What the task asks —
Your task is to copy every line of the records below that contains "this".

Records for processing —
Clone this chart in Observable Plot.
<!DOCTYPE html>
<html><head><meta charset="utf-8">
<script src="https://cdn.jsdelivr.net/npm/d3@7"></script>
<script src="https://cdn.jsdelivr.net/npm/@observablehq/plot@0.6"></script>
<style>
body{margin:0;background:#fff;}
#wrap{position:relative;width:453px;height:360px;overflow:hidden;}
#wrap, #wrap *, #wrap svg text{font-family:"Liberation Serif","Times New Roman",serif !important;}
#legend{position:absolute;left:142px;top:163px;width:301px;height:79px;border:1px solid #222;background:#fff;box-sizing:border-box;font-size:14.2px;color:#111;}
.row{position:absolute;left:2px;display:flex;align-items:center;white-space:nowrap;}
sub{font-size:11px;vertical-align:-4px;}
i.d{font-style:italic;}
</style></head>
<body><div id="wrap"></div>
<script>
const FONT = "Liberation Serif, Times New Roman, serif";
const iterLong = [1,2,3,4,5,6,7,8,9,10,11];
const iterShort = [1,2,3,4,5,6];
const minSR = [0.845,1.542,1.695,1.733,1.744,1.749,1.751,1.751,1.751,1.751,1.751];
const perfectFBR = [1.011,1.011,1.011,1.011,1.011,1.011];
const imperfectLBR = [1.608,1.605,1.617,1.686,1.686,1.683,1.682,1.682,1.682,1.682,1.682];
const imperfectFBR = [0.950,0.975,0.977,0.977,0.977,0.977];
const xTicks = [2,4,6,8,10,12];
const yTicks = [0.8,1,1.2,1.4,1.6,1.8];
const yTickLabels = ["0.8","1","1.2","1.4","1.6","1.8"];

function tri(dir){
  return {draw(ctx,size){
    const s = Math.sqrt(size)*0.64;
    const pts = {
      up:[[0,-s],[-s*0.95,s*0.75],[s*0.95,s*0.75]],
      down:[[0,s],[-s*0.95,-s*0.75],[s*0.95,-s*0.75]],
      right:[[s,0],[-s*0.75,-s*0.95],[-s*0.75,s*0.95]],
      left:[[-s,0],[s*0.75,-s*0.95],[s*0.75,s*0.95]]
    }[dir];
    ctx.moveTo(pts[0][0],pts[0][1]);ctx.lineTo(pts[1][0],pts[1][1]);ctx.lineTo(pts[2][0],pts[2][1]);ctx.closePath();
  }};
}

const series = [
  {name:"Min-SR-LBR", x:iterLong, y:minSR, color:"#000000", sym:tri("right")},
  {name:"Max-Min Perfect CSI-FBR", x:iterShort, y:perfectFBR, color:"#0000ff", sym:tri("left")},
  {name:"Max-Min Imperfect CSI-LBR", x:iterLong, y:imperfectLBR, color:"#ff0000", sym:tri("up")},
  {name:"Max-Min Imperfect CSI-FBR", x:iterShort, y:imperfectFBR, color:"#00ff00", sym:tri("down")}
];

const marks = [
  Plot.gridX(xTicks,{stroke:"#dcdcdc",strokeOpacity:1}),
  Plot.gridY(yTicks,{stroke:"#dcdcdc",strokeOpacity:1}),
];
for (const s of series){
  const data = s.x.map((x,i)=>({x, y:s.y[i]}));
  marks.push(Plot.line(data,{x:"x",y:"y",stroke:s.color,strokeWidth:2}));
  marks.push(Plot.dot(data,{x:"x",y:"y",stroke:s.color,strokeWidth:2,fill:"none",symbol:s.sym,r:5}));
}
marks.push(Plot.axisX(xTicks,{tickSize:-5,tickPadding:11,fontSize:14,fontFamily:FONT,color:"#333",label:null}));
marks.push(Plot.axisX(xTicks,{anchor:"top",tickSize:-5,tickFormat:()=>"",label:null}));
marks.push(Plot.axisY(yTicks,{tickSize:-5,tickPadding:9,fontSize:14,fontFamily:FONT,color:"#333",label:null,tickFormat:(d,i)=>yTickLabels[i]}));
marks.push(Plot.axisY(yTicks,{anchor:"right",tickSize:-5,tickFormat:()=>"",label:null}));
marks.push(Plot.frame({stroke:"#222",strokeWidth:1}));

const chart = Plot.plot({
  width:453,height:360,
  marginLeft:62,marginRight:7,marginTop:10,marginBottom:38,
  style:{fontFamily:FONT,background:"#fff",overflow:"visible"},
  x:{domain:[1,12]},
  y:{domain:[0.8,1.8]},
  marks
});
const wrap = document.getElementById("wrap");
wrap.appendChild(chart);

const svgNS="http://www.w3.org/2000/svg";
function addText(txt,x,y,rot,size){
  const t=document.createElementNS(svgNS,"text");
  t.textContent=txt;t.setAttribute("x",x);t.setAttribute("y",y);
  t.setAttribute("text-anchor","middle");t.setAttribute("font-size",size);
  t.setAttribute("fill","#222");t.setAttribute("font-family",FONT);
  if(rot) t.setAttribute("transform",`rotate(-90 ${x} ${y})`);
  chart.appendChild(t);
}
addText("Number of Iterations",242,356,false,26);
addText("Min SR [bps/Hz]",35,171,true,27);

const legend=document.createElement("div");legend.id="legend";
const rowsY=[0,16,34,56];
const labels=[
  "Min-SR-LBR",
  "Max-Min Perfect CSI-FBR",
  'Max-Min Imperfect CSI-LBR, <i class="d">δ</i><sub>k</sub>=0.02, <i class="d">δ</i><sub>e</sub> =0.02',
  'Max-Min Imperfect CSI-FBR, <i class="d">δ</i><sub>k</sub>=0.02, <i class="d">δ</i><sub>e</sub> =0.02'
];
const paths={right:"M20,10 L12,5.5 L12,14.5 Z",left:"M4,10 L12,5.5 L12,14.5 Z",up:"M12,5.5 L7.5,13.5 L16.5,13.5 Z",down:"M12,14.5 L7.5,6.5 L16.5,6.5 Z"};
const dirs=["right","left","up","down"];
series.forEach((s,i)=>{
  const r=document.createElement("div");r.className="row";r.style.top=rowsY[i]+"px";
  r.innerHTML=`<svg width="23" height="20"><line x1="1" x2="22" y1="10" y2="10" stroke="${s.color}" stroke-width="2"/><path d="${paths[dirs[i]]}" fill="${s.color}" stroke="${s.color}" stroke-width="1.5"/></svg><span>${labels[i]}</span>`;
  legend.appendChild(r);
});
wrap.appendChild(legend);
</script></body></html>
...
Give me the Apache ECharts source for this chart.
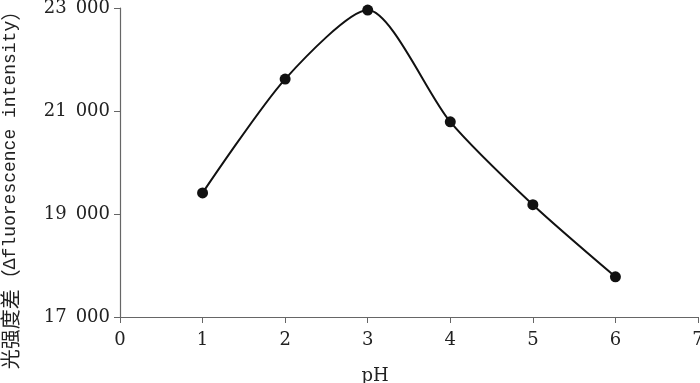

Reply —
Clone this chart in Observable Plot.
Give me the Apache ECharts source for this chart.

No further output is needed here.